Soane’s antiquarian ghost must surely be clanking his chains over that one. Indeed, its by no means obvious at first how this exhibition relates to its hallowed venue. The more the visitor learns, however, the nicer the fit appears. This museum, in Soane’s lifetime, was more an experimental workshop than a collection of architectural curios. Soane — no slouch when it came to technical innovation — filled it with peculiar and playful juxtapositions, with originals and fakes, copies and fantasias, in his pursuit of new concepts and techniques.
Mamou-Mani — the man who would rob future generations of their ruins — puts it well: “There is a reason we protect things, and build traditions around them. It’s because these things were revolutionary. We preserve them because they still have the power to inspire us. We can’t go on like the modernists, constantly wiping the slate clean.”

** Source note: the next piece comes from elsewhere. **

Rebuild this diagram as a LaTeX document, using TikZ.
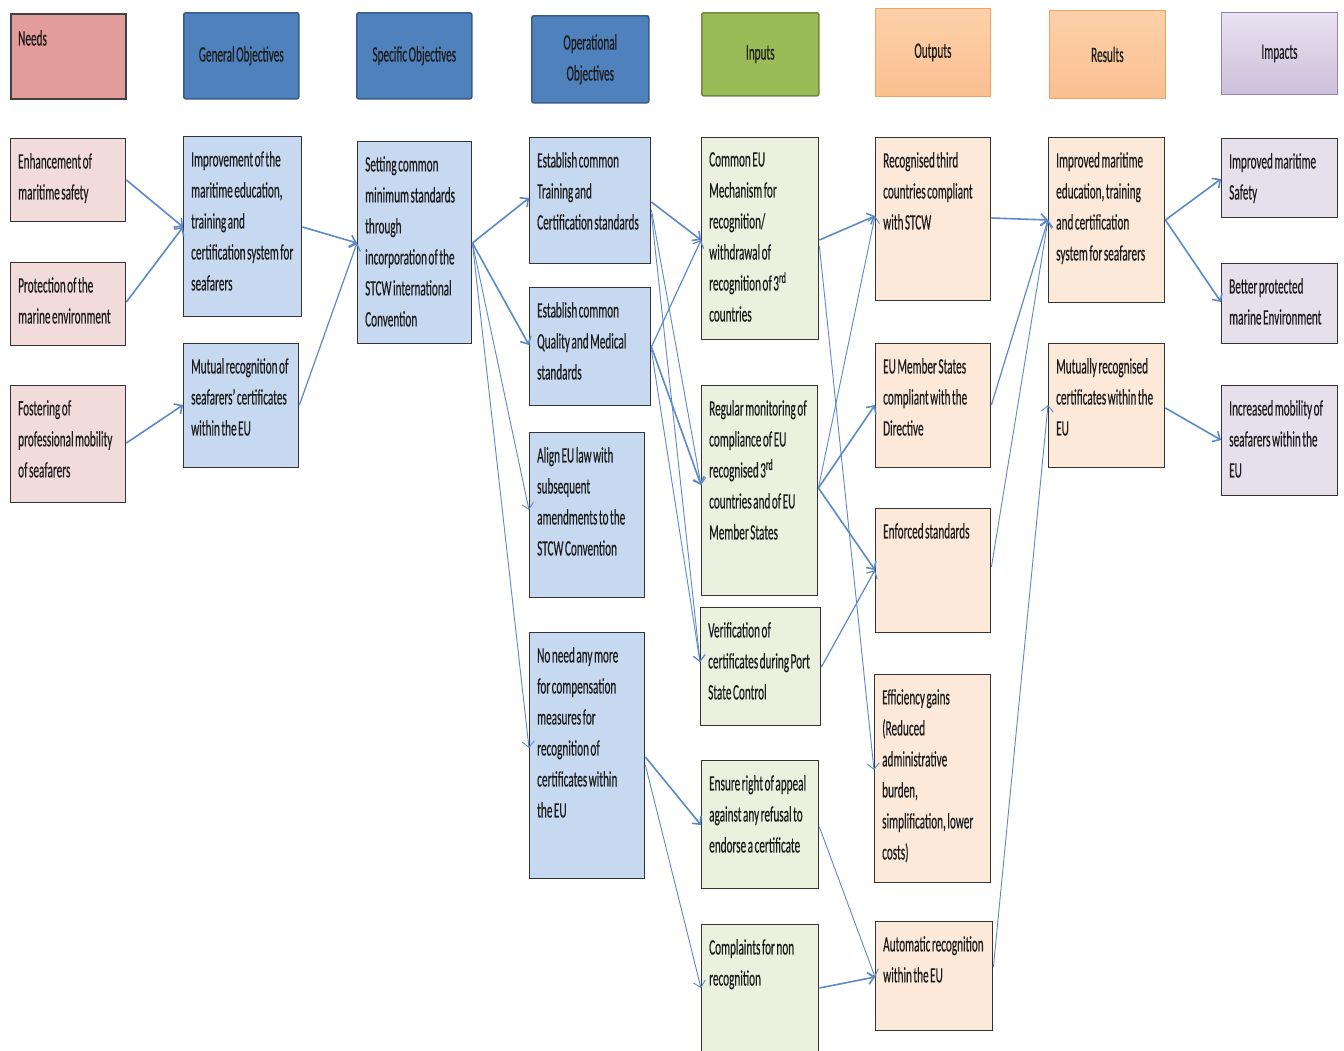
\documentclass[tikz,border=0pt]{standalone}
\usepackage{fontspec}
\setmainfont{Carlito}[FakeStretch=0.51, WordSpace=0.6, FakeBold=0.35]
\usetikzlibrary{arrows.meta}
\definecolor{arrc}{RGB}{92,137,199}
\definecolor{hneed}{RGB}{226,156,153}
\definecolor{hblue}{RGB}{79,129,189}
\definecolor{hblued}{RGB}{56,93,138}
\definecolor{hgreen}{RGB}{155,187,89}
\definecolor{hgreend}{RGB}{113,137,63}
\definecolor{horT}{RGB}{253,208,170}
\definecolor{horB}{RGB}{250,192,144}
\definecolor{hord}{RGB}{245,160,95}
\definecolor{hviT}{RGB}{232,226,240}
\definecolor{hviB}{RGB}{204,192,218}
\definecolor{hvid}{RGB}{150,130,180}
\definecolor{bneed}{RGB}{242,220,219}
\definecolor{bblue}{RGB}{198,217,241}
\definecolor{bgreen}{RGB}{235,241,222}
\definecolor{bor}{RGB}{253,233,217}
\definecolor{bvi}{RGB}{229,224,236}
\definecolor{tcol}{RGB}{28,28,28}
\newcommand\bx[7]{%
  \pgfmathsetmacro\bxw{#4-#2}\pgfmathsetmacro\bxh{#5-#3}%
  \node[#6, anchor=north west, minimum width=\bxw pt, minimum height=\bxh pt] (#1) at (#2,#3) {};
  \node[txt, anchor=north west] (#1t) at (#2+8,#3+15) {#7};
}
\newcommand\hd[7]{%
  \pgfmathsetmacro\bxw{#4-#2}\pgfmathsetmacro\bxh{#5-#3}%
  \node[#6, anchor=north west, minimum width=\bxw pt, minimum height=\bxh pt] (#1) at (#2,#3) {#7};
}
\begin{document}
\begin{tikzpicture}[x=1pt,y=-1pt,
  txt/.style={font=\fontsize{22}{31}\selectfont, align=left, inner sep=0pt, text=tcol},
  hfont/.style={font=\fontsize{22}{31}\selectfont, align=center, inner sep=0pt, text=tcol},
  boxbase/.style={rectangle, inner sep=0pt, draw=black!80, line width=1.4pt},
  bneedbox/.style={boxbase, fill=bneed},
  bbluebox/.style={boxbase, fill=bblue},
  bgreenbox/.style={boxbase, fill=bgreen},
  borbox/.style={boxbase, fill=bor},
  bvibox/.style={boxbase, fill=bvi},
  hneedbox/.style={rectangle, hfont, fill=hneed, draw=black!75, line width=1.5pt},
  hbluebox/.style={rectangle, hfont, fill=hblue, draw=hblued, line width=1.6pt, rounded corners=2pt},
  hgreenbox/.style={rectangle, hfont, fill=hgreen, draw=hgreend, line width=1.6pt, rounded corners=2pt},
  horbox/.style={rectangle, hfont, top color=horT, bottom color=horB, draw=hord, line width=0.8pt},
  hvibox/.style={rectangle, hfont, top color=hviT, bottom color=hviB, draw=hvid, line width=1pt},
  arr/.style={draw=arrc, line width=1.6pt, -{Straight Barb[length=6pt,width=12pt]}},
  tarr/.style={arr, line width=0.9pt},
  marr/.style={arr, line width=1.2pt}]
\useasboundingbox (0,0) rectangle (1344,1050);
\clip (0,0) rectangle (1344,1050);
\fill[white] (0,0) rectangle (1344,1050);

% headers
\hd{h1}{10}{13}{125}{98}{hneedbox}{}
\node[txt, anchor=north west] (h1t) at (18,30) {Needs};
\hd{h2}{183}{12}{298}{98}{hbluebox}{General Objectives}
\hd{h3}{356}{12}{471}{98}{hbluebox}{Specific Objectives}
\hd{h4}{531}{15}{648}{102}{hbluebox}{Operational\\Objectives}
\hd{h5}{701}{12}{818}{95}{hgreenbox}{Inputs}
\hd{h6}{875}{8}{990}{96}{horbox}{Outputs}
\hd{h7}{1049}{10}{1165}{98}{horbox}{Results}
\hd{h8}{1221}{12}{1337}{94}{hvibox}{Impacts}

% needs
\bx{e1}{10}{138}{125}{221}{bneedbox}{Enhancement of\\maritime safety}
\bx{e2}{10}{262}{125}{345}{bneedbox}{Protection of the\\marine environment}
\bx{e3}{10}{385}{125}{502}{bneedbox}{Fostering of\\professional mobility\\of seafarers}
% general objectives
\bx{g1}{183}{136}{301}{316}{bbluebox}{Improvement of the\\maritime education,\\training and\\certification system for\\seafarers}
\bx{g2}{183}{343}{298}{467}{bbluebox}{Mutual recognition of\\seafarers' certificates\\within the EU}
% specific
\bx{s1}{357}{141}{471}{343}{bbluebox}{Setting common\\minimum standards\\through\\incorporation of the\\STCW international\\Convention}
% operational
\bx{o1}{529}{137}{650}{263}{bbluebox}{Establish common\\Training and\\Certification standards}
\bx{o2}{529}{287}{650}{405}{bbluebox}{Establish common\\Quality and Medical\\standards}
\bx{o3}{529}{432}{644}{597}{bbluebox}{Align EU law with\\subsequent\\amendments to the\\STCW Convention}
\bx{o4}{529}{632}{644}{878}{bbluebox}{No need any more\\for compensation\\measures for\\recognition of\\certificates within\\the EU}
% inputs
\bx{i1}{701}{137}{818}{339}{bgreenbox}{Common EU\\Mechanism for\\recognition/\\withdrawal of\\recognition of 3\textsuperscript{rd}\\countries}
\bx{i2}{701}{385}{817}{595}{bgreenbox}{Regular monitoring of\\compliance of EU\\recognised 3\textsuperscript{rd}\\countries and of EU\\Member States}
\bx{i3}{700}{607}{820}{725}{bgreenbox}{Verification of\\certificates during Port\\State Control}
\bx{i4}{701}{760}{818}{888}{bgreenbox}{Ensure right of appeal\\against any refusal to\\endorse a certificate}
\bx{i5}{701}{924}{818}{1060}{bgreenbox}{Complaints for non\\recognition}
% outputs
\bx{p1}{875}{137}{990}{300}{borbox}{Recognised third\\countries compliant\\with STCW}
\bx{p2}{875}{343}{990}{467}{borbox}{EU Member States\\compliant with the\\Directive}
\bx{p3}{875}{508}{990}{632}{borbox}{Enforced standards}
\bx{p4}{874}{674}{990}{882}{borbox}{Efficiency gains\\(Reduced\\administrative\\burden,\\simplification, lower\\costs)}
\bx{p5}{875}{921}{992}{1030}{borbox}{Automatic recognition\\within the EU}
% results
\bx{r1}{1048}{137}{1164}{302}{borbox}{Improved maritime\\education, training\\and certification\\system for seafarers}
\bx{r2}{1048}{343}{1164}{467}{borbox}{Mutually recognised\\certificates within the\\EU}
% impacts
\bx{m1}{1221}{138}{1337}{217}{bvibox}{Improved maritime\\Safety}
\bx{m2}{1221}{263}{1337}{343}{bvibox}{Better protected\\marine Environment}
\bx{m3}{1221}{385}{1337}{495}{bvibox}{Increased mobility of\\seafarers within the\\EU}

% connectors
\draw[arr] (e1.east |- 0,180) -- (g1.west |- 0,227);
\draw[arr] (e2.east |- 0,302) -- (g1.west |- 0,227);
\draw[arr] (e3.east |- 0,443) -- (g2.west |- 0,405);
\draw[arr] (g1.east |- 0,227) -- (s1.west |- 0,243);
\draw[marr] (g2.east |- 0,405) -- (s1.west |- 0,243);
\draw[arr] (s1.east |- 0,243) -- (o1.west |- 0,198);
\draw[arr] (s1.east |- 0,243) -- (o2.west |- 0,345);
\draw[tarr] (s1.east |- 0,243) -- (o3.west |- 0,510);
\draw[tarr] (s1.east |- 0,243) -- (o4.west |- 0,748);
\draw[arr] (o1.east |- 0,202) -- (i1.west |- 0,240);
\draw[tarr] (o1.east |- 0,210) -- (i2.west |- 0,485);
\draw[tarr] (o1.east |- 0,214) -- (i3.west |- 0,662);
\draw[marr] (o2.east |- 0,347) -- (i1.west |- 0,240);
\draw[arr] (o2.east |- 0,347) -- (i2.west |- 0,485);
\draw[tarr] (o2.east |- 0,350) -- (i3.west |- 0,662);
\draw[arr] (o4.east |- 0,757) -- (i4.west |- 0,825);
\draw[tarr] (o4.east |- 0,765) -- (i5.west |- 0,988);
\draw[arr] (i1.east |- 0,240) -- (p1.west |- 0,216);
\draw[tarr] (i1.east |- 0,246) -- (p4.west |- 0,770);
\draw[tarr] (i2.east |- 0,488) -- (p1.west |- 0,216);
\draw[arr] (i2.east |- 0,488) -- (p2.west |- 0,405);
\draw[arr] (i2.east |- 0,488) -- (p3.west |- 0,570);
\draw[marr] (i3.east |- 0,667) -- (p3.west |- 0,570);
\draw[tarr] (i4.east |- 0,827) -- (p5.west |- 0,977);
\draw[arr] (i5.east |- 0,988) -- (p5.west |- 0,977);
\draw[arr] (p1.east |- 0,218) -- (r1.west |- 0,220);
\draw[marr] (p2.east |- 0,405) -- (r1.west |- 0,220);
\draw[tarr] (p3.east |- 0,567) -- (r1.west |- 0,220);
\draw[tarr] (p5.east |- 0,967) -- (r2.west |- 0,405);
\draw[arr] (r1.east |- 0,220) -- (m1.west |- 0,179);
\draw[arr] (r1.east |- 0,220) -- (m2.west |- 0,302);
\draw[arr] (r2.east |- 0,408) -- (m3.west |- 0,440);
\end{tikzpicture}
\end{document}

If there is a contradiction here, so be it. There is never just one style of architecture at work in the world. As for the evident gap between little Polibot’s game of solitaire, and its creator’s vision of a transformed construction culture, I know better than to huff about it. All great advances in industrial culture are prefigured by model-making. Model aircraft, to take an obvious example, have been flying a great deal longer than people have. Nor is the toy and model scene any less relevant to that industry today, witness the stellar career of SpaceShip One’s designer Burt Rutan — a man who still turns up at modelling conventions to complain about the lack of balsa wood.
Mamou-Mani’s animated wooden construction kit at the Soane is both a charming toy and an important vision of our necessary future. “Depending on trees for construction will give us lots of trees, but more than that, it’ll make us think about our materials in a new way, from their growth to their assembly, to their disassembly and their reuse or recycling.” Mamou-Mani’s sense of urgency is compelling, and rooted in some hard truths. Construction is arguably the least sustainable industry on earth. “We’re going to need to rethink everything. If architects and planners think they can just continue doing business as normal, then we’re doomed,” he says. “It’s as bad as that.”